Your task is to print all of the data word for word.

Provided data —
---+---

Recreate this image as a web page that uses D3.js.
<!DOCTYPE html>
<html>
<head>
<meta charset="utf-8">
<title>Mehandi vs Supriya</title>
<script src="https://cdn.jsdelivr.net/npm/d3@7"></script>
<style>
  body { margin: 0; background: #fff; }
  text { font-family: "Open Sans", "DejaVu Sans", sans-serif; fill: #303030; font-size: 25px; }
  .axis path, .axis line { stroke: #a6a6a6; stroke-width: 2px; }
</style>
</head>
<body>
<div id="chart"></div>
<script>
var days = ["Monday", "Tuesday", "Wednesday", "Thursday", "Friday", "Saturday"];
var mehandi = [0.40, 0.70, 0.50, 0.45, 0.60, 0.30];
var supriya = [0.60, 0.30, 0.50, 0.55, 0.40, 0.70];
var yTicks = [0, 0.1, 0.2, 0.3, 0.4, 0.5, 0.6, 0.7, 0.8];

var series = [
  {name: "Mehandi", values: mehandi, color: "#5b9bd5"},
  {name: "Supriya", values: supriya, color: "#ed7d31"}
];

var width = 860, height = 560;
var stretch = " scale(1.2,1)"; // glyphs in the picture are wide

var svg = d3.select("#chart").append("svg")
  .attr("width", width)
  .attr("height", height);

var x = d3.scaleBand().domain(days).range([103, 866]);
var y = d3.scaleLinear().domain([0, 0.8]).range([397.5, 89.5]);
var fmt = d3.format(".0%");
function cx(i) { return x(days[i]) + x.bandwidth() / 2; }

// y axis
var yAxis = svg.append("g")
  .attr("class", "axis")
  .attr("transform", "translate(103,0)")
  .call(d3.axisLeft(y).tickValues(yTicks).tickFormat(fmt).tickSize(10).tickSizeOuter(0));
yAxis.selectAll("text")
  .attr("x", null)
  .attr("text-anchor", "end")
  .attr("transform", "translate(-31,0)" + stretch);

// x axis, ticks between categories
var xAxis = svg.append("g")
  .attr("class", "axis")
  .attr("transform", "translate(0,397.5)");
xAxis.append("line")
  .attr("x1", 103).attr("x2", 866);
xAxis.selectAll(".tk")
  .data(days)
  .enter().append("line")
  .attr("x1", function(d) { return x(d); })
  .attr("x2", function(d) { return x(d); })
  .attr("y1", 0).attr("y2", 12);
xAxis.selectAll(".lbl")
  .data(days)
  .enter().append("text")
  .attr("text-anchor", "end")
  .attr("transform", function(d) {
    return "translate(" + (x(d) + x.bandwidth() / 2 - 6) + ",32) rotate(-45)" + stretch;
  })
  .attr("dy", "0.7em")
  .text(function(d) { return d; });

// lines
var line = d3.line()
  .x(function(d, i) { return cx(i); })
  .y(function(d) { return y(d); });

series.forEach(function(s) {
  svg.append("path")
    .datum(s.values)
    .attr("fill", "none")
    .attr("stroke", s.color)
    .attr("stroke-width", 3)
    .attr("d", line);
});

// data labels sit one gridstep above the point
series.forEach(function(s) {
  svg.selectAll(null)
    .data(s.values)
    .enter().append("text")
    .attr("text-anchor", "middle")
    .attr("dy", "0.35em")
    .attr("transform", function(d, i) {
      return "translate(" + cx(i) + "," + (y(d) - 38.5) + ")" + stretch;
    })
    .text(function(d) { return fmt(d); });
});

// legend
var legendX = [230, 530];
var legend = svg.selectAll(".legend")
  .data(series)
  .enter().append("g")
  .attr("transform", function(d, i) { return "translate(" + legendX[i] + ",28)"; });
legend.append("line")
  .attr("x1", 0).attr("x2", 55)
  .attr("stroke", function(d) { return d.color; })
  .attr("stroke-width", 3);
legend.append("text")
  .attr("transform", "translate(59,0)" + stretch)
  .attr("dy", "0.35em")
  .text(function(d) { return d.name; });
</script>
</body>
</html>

---+---

Response —
Recreate this image as a web page that uses D3.js.
<!DOCTYPE html>
<html>
<head>
<meta charset="utf-8">
<title>Mehandi vs Supriya</title>
<script src="https://cdn.jsdelivr.net/npm/d3@7"></script>
<style>
  body { margin: 0; background: #fff; }
  text { font-family: "Open Sans", "DejaVu Sans", sans-serif; fill: #303030; font-size: 25px; }
  .axis path, .axis line { stroke: #a6a6a6; stroke-width: 2px; }
</style>
</head>
<body>
<div id="chart"></div>
<script>
var days = ["Monday", "Tuesday", "Wednesday", "Thursday", "Friday", "Saturday"];
var mehandi = [0.40, 0.70, 0.50, 0.45, 0.60, 0.30];
var supriya = [0.60, 0.30, 0.50, 0.55, 0.40, 0.70];
var yTicks = [0, 0.1, 0.2, 0.3, 0.4, 0.5, 0.6, 0.7, 0.8];

var series = [
  {name: "Mehandi", values: mehandi, color: "#5b9bd5"},
  {name: "Supriya", values: supriya, color: "#ed7d31"}
];

var width = 860, height = 560;
var stretch = " scale(1.2,1)"; // glyphs in the picture are wide

var svg = d3.select("#chart").append("svg")
  .attr("width", width)
  .attr("height", height);

var x = d3.scaleBand().domain(days).range([103, 866]);
var y = d3.scaleLinear().domain([0, 0.8]).range([397.5, 89.5]);
var fmt = d3.format(".0%");
function cx(i) { return x(days[i]) + x.bandwidth() / 2; }

// y axis
var yAxis = svg.append("g")
  .attr("class", "axis")
  .attr("transform", "translate(103,0)")
  .call(d3.axisLeft(y).tickValues(yTicks).tickFormat(fmt).tickSize(10).tickSizeOuter(0));
yAxis.selectAll("text")
  .attr("x", null)
  .attr("text-anchor", "end")
  .attr("transform", "translate(-31,0)" + stretch);

// x axis, ticks between categories
var xAxis = svg.append("g")
  .attr("class", "axis")
  .attr("transform", "translate(0,397.5)");
xAxis.append("line")
  .attr("x1", 103).attr("x2", 866);
xAxis.selectAll(".tk")
  .data(days)
  .enter().append("line")
  .attr("x1", function(d) { return x(d); })
  .attr("x2", function(d) { return x(d); })
  .attr("y1", 0).attr("y2", 12);
xAxis.selectAll(".lbl")
  .data(days)
  .enter().append("text")
  .attr("text-anchor", "end")
  .attr("transform", function(d) {
    return "translate(" + (x(d) + x.bandwidth() / 2 - 6) + ",32) rotate(-45)" + stretch;
  })
  .attr("dy", "0.7em")
  .text(function(d) { return d; });

// lines
var line = d3.line()
  .x(function(d, i) { return cx(i); })
  .y(function(d) { return y(d); });

series.forEach(function(s) {
  svg.append("path")
    .datum(s.values)
    .attr("fill", "none")
    .attr("stroke", s.color)
    .attr("stroke-width", 3)
    .attr("d", line);
});

// data labels sit one gridstep above the point
series.forEach(function(s) {
  svg.selectAll(null)
    .data(s.values)
    .enter().append("text")
    .attr("text-anchor", "middle")
    .attr("dy", "0.35em")
    .attr("transform", function(d, i) {
      return "translate(" + cx(i) + "," + (y(d) - 38.5) + ")" + stretch;
    })
    .text(function(d) { return fmt(d); });
});

// legend
var legendX = [230, 530];
var legend = svg.selectAll(".legend")
  .data(series)
  .enter().append("g")
  .attr("transform", function(d, i) { return "translate(" + legendX[i] + ",28)"; });
legend.append("line")
  .attr("x1", 0).attr("x2", 55)
  .attr("stroke", function(d) { return d.color; })
  .attr("stroke-width", 3);
legend.append("text")
  .attr("transform", "translate(59,0)" + stretch)
  .attr("dy", "0.35em")
  .text(function(d) { return d.name; });
</script>
</body>
</html>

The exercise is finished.